When the global financial system crashed back in 2007, auto lenders described the situation as a confluence of one-off events that would likely never repeat. Investment in shaky mortgages sent shockwaves through the financial markets, clamping access to capital and catapulting the unemployment rate to 10%. Without jobs or the ability to borrow money, consumers slammed on the car-buying brakes, which ultimately led General Motors and Chrysler to file for bankruptcy and seek billions of dollars in government bailouts. Thousands of dealerships went out of business, and some lenders closed their doors. By 2009, new-vehicle sales had plunged 35% to 10.4 million units, a level unseen since 1982.

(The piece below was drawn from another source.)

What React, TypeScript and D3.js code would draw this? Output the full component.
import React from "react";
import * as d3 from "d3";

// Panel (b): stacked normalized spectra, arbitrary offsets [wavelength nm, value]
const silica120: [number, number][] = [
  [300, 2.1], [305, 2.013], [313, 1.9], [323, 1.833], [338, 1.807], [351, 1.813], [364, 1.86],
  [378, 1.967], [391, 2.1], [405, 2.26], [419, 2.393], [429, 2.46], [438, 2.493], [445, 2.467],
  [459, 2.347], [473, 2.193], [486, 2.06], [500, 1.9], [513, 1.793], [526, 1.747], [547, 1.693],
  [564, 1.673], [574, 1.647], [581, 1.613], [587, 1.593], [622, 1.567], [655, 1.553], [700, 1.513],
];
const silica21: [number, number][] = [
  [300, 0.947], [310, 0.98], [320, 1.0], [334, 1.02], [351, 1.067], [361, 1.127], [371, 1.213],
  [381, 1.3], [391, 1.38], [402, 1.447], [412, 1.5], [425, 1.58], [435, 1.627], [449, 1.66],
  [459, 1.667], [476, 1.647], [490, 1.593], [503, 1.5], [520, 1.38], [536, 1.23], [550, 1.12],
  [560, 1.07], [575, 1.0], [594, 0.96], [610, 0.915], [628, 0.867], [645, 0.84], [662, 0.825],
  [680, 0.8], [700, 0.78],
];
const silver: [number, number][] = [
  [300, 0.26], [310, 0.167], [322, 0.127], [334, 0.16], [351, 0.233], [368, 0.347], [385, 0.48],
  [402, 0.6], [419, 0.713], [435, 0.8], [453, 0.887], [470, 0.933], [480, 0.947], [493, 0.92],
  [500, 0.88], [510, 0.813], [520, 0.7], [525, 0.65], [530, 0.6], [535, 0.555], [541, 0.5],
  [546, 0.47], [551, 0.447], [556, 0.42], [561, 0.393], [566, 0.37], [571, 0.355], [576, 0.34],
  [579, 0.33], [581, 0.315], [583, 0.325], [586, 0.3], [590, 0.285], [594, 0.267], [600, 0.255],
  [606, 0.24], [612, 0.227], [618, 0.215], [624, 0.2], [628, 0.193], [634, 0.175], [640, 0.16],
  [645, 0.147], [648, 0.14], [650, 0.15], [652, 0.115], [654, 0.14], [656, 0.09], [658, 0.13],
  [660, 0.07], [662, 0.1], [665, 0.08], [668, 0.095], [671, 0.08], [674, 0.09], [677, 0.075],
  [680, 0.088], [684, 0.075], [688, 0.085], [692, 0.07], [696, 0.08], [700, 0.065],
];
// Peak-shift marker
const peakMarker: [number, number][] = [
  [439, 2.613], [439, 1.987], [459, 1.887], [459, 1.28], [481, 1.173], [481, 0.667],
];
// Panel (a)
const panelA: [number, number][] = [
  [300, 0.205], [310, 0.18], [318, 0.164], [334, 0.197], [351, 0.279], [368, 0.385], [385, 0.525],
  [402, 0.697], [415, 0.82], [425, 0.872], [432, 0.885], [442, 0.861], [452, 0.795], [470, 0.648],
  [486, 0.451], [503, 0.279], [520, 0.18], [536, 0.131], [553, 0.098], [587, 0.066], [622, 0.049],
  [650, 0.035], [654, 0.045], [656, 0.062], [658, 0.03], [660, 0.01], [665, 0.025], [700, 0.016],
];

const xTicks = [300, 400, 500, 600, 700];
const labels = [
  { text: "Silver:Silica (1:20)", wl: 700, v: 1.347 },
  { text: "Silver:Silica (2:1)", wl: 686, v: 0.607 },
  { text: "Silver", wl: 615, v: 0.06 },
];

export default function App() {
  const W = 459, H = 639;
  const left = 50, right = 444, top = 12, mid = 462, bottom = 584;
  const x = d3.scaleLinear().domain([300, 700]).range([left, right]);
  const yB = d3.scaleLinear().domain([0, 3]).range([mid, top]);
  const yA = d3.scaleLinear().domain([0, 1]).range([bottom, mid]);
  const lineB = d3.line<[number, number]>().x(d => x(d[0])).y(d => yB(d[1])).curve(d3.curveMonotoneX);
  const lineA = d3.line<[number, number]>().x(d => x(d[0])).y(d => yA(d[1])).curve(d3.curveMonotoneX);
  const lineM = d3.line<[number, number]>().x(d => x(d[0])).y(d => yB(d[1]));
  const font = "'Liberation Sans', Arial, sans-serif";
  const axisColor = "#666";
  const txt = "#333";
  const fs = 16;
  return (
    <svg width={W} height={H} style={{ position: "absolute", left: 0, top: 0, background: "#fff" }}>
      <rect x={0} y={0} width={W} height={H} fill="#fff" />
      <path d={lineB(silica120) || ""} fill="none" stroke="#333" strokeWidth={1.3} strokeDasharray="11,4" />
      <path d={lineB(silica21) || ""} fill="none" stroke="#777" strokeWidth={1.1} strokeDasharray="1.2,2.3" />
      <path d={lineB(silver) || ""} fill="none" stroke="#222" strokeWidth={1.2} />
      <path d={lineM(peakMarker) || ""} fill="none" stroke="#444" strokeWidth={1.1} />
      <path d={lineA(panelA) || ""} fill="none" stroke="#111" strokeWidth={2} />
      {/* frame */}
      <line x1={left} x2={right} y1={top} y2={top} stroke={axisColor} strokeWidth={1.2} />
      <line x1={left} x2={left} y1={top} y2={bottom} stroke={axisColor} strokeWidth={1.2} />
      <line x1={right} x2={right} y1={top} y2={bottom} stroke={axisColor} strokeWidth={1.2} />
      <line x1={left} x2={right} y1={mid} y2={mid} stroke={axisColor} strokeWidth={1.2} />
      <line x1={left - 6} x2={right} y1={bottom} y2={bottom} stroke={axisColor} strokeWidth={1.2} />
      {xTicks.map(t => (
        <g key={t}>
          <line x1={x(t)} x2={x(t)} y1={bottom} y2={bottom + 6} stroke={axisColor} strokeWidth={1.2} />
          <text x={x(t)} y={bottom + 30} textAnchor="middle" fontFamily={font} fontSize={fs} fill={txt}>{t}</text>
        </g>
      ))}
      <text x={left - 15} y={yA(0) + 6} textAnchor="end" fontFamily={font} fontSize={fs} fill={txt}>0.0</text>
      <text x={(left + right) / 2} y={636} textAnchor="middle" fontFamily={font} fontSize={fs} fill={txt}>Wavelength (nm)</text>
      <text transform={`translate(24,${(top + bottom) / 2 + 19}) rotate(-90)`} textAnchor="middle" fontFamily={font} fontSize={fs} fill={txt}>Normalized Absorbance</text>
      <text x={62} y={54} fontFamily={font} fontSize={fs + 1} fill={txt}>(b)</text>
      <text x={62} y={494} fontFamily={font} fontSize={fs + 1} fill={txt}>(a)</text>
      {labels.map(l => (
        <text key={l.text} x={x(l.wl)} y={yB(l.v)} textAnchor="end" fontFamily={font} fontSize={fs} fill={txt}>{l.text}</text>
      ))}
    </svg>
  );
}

But as time went on many lenders recovered. Those who survived the crisis emerged stronger than before. They streamlined operations and built out risk-management systems to ensure solid lending fundamentals. They put provisions in place to prevent this unraveling of the auto finance market from ever happening again.
As much as I hate to say it, I’m afraid that COVID-19 — the pandemic that has locked down some of the nation’s largest cities — will hammer the auto finance sector more severely than the credit crisis and ensuing recession. You see, with COVID-19, people across the globe are being conditioned to stay home. They are working remotely, having groceries delivered, and staying inside. In simpler terms, they’re getting used to life without their vehicles.

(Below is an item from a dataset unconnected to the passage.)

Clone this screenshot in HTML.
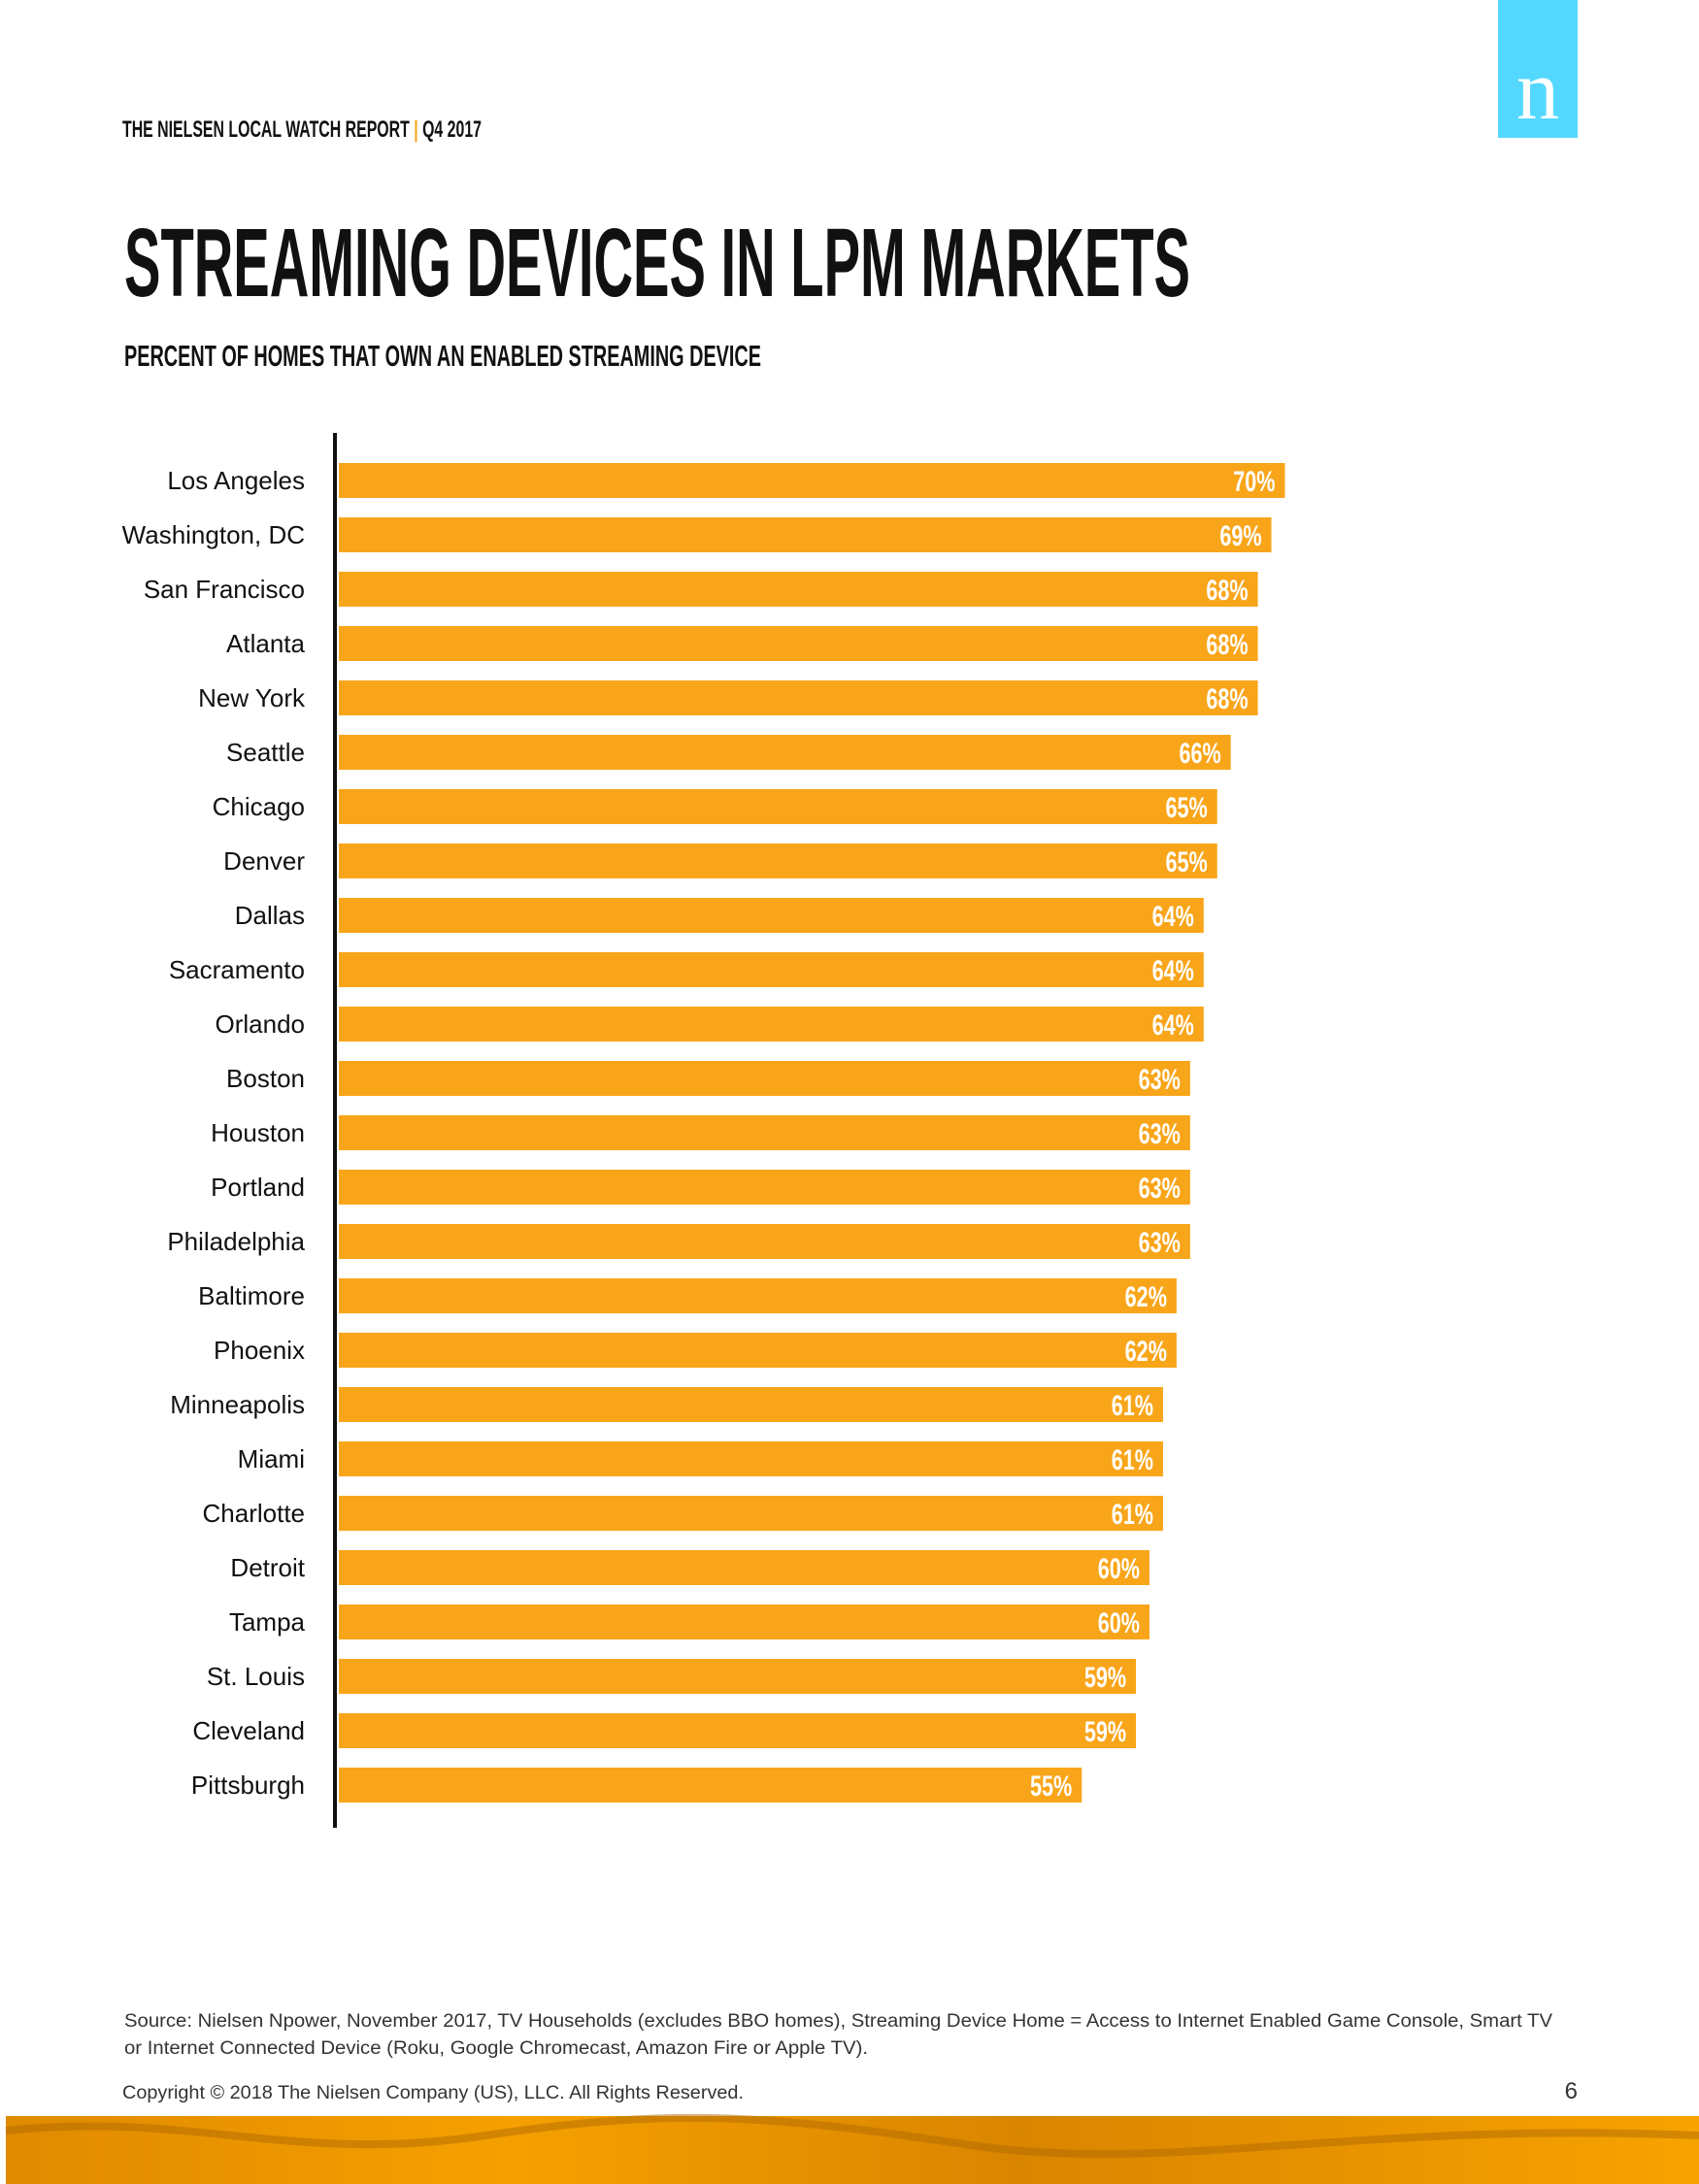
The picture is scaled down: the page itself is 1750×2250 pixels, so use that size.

On a smaller scale, some recent natural disasters have shifted people’s mindsets about their houses and cars. Take Hurricane Harvey, for example, which submerged portions of Houston under 60 inches of water. The 2017 hurricane was the third major rain event in three years for the city, and folks in certain flood-prone neighborhoods gave up on rebuilding their houses year after year, opting instead to move into apartments.
The same was true with cars. After the Memorial Day Flood in 2015, most people replaced their damaged vehicles. After the Tax Day Flood in 2016, many did so again. But after the third storm in as many years, some folks downsized. My parents, who owned two cars for as long as I can remember, gave up their Harvey-totaled vehicle and kept only the one that didn’t flood. And now, two years later, they’re still driving that same car.

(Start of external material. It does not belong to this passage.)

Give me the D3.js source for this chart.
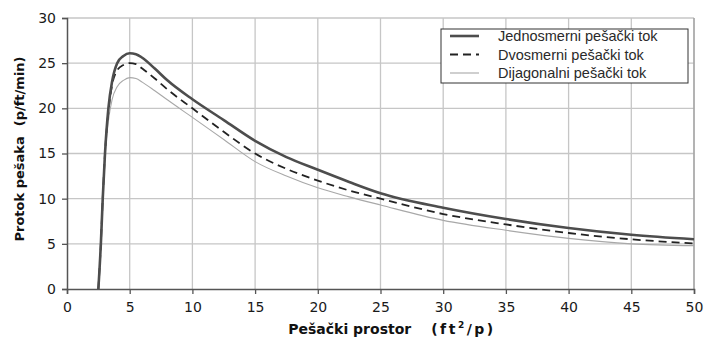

The longer lockdown mandates continue and the easier it becomes to order everything — from groceries to clothing to household items — online, the greater the likelihood that U.S. consumers will reduce the number of cars in their households or eliminate them altogether. Even my parents, who had never before ordered groceries online, are getting the hang of it and, dare I say, enjoying the convenience. That said, we may be on the cusp of a “new normal” for vehicle sales. It took six years following the credit crisis for new-car sales to return to 17 million units. To be honest, I’m not sure vehicle sales will reach that peak again. Perhaps 15.5 million units will become the new normal.
The 2020 SAAR has been rapidly dropping in recent weeks. The SAAR started out the year close to 17 million units, but as of this week was closer to 13 million units. Practically speaking, new-car sales in March might be half of last year’s number: perhaps 700,000 or 800,000 units. April’s volume will likely be lower, depending on how long dealerships stay closed and consumers are out of work. The lowest sales volume in the past 20 years was 656,976 in January 2009. Might April volume dip below that level? I wouldn’t be surprised if it does. A 12-million-unit SAAR would represent a 30% decline in vehicle sales in a single year, likely the largest single-year decline in history.
Admittedly, when news of the coronavirus started to circulate, I figured it would be confined to Asia and finished in a couple months, sparing the U.S. auto finance market. Alas, that prediction was vastly optimistic. Instead, this microscopic virus yesterday prompted the U.S. Senate to unanimously pass an unprecedented $2 trillion emergency aid package to keep the economy from grinding to a halt. The road ahead for auto lenders is going to be bumpy, for sure. Some will survive, others will fold. Ultimately, those who survive will emerge stronger than before, but the auto finance market will be forever changed.